* Stated exercise: Quote the data exactly, first line to the line containing "ax.plot(xs, b +", with no pictures.

* Source material:
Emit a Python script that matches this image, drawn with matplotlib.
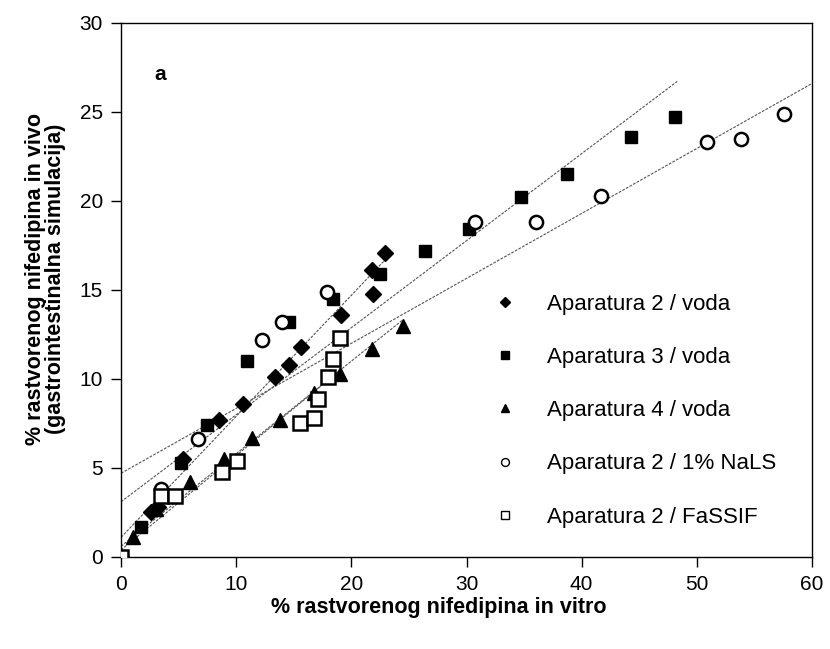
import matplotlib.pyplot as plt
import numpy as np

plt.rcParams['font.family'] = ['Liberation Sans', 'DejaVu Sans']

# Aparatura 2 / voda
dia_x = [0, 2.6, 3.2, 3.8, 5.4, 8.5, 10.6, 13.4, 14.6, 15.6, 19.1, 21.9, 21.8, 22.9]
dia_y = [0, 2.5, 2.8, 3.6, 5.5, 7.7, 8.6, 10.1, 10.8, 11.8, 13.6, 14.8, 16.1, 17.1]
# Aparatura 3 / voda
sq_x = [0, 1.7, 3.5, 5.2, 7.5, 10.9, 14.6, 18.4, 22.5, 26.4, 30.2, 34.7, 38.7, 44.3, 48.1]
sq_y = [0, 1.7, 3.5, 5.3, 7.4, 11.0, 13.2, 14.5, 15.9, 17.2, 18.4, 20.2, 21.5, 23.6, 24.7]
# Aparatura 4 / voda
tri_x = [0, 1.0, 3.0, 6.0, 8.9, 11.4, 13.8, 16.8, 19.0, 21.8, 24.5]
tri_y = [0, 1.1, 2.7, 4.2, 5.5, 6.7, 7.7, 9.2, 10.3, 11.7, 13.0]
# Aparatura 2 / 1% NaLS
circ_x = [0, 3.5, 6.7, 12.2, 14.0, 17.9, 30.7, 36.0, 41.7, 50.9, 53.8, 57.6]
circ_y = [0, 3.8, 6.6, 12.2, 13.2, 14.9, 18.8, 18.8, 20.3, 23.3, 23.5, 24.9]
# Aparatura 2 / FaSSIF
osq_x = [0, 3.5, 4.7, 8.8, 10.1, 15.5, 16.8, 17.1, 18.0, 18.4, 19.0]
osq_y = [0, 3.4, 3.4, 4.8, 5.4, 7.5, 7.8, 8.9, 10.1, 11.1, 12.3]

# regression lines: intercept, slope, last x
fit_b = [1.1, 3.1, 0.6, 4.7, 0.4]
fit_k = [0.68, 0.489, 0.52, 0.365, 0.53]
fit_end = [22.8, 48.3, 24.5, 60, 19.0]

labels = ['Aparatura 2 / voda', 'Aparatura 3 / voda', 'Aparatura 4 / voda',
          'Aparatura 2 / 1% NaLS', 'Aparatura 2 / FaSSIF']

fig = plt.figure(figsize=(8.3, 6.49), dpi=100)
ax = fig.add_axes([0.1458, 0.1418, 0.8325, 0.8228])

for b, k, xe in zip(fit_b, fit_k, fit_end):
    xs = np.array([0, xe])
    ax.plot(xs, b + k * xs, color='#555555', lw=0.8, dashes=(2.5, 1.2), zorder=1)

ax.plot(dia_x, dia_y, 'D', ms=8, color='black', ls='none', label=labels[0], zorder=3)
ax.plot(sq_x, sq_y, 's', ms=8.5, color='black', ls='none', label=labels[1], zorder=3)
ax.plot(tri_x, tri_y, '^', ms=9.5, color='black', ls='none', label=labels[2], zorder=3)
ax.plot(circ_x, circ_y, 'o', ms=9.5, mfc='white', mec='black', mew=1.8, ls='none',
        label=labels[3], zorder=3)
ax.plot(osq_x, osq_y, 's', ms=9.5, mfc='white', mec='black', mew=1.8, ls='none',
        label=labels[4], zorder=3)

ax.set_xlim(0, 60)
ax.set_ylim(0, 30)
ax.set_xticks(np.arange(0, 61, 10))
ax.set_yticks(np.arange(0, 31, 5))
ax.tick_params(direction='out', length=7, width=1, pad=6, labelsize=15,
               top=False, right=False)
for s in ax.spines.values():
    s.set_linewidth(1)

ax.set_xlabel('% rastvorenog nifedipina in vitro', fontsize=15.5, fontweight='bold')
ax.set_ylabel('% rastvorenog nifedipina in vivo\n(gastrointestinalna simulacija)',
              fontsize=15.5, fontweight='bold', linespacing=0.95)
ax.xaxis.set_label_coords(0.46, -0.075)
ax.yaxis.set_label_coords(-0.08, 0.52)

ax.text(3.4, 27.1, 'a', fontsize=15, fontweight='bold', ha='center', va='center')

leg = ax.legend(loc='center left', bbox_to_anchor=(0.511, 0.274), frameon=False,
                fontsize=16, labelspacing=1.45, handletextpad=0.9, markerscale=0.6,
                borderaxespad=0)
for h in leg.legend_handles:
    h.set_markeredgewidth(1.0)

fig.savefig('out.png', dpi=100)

* Expected answer:
Emit a Python script that matches this image, drawn with matplotlib.
import matplotlib.pyplot as plt
import numpy as np

plt.rcParams['font.family'] = ['Liberation Sans', 'DejaVu Sans']

# Aparatura 2 / voda
dia_x = [0, 2.6, 3.2, 3.8, 5.4, 8.5, 10.6, 13.4, 14.6, 15.6, 19.1, 21.9, 21.8, 22.9]
dia_y = [0, 2.5, 2.8, 3.6, 5.5, 7.7, 8.6, 10.1, 10.8, 11.8, 13.6, 14.8, 16.1, 17.1]
# Aparatura 3 / voda
sq_x = [0, 1.7, 3.5, 5.2, 7.5, 10.9, 14.6, 18.4, 22.5, 26.4, 30.2, 34.7, 38.7, 44.3, 48.1]
sq_y = [0, 1.7, 3.5, 5.3, 7.4, 11.0, 13.2, 14.5, 15.9, 17.2, 18.4, 20.2, 21.5, 23.6, 24.7]
# Aparatura 4 / voda
tri_x = [0, 1.0, 3.0, 6.0, 8.9, 11.4, 13.8, 16.8, 19.0, 21.8, 24.5]
tri_y = [0, 1.1, 2.7, 4.2, 5.5, 6.7, 7.7, 9.2, 10.3, 11.7, 13.0]
# Aparatura 2 / 1% NaLS
circ_x = [0, 3.5, 6.7, 12.2, 14.0, 17.9, 30.7, 36.0, 41.7, 50.9, 53.8, 57.6]
circ_y = [0, 3.8, 6.6, 12.2, 13.2, 14.9, 18.8, 18.8, 20.3, 23.3, 23.5, 24.9]
# Aparatura 2 / FaSSIF
osq_x = [0, 3.5, 4.7, 8.8, 10.1, 15.5, 16.8, 17.1, 18.0, 18.4, 19.0]
osq_y = [0, 3.4, 3.4, 4.8, 5.4, 7.5, 7.8, 8.9, 10.1, 11.1, 12.3]

# regression lines: intercept, slope, last x
fit_b = [1.1, 3.1, 0.6, 4.7, 0.4]
fit_k = [0.68, 0.489, 0.52, 0.365, 0.53]
fit_end = [22.8, 48.3, 24.5, 60, 19.0]

labels = ['Aparatura 2 / voda', 'Aparatura 3 / voda', 'Aparatura 4 / voda',
          'Aparatura 2 / 1% NaLS', 'Aparatura 2 / FaSSIF']

fig = plt.figure(figsize=(8.3, 6.49), dpi=100)
ax = fig.add_axes([0.1458, 0.1418, 0.8325, 0.8228])

for b, k, xe in zip(fit_b, fit_k, fit_end):
    xs = np.array([0, xe])
    ax.plot(xs, b + k * xs, color='#555555', lw=0.8, dashes=(2.5, 1.2), zorder=1)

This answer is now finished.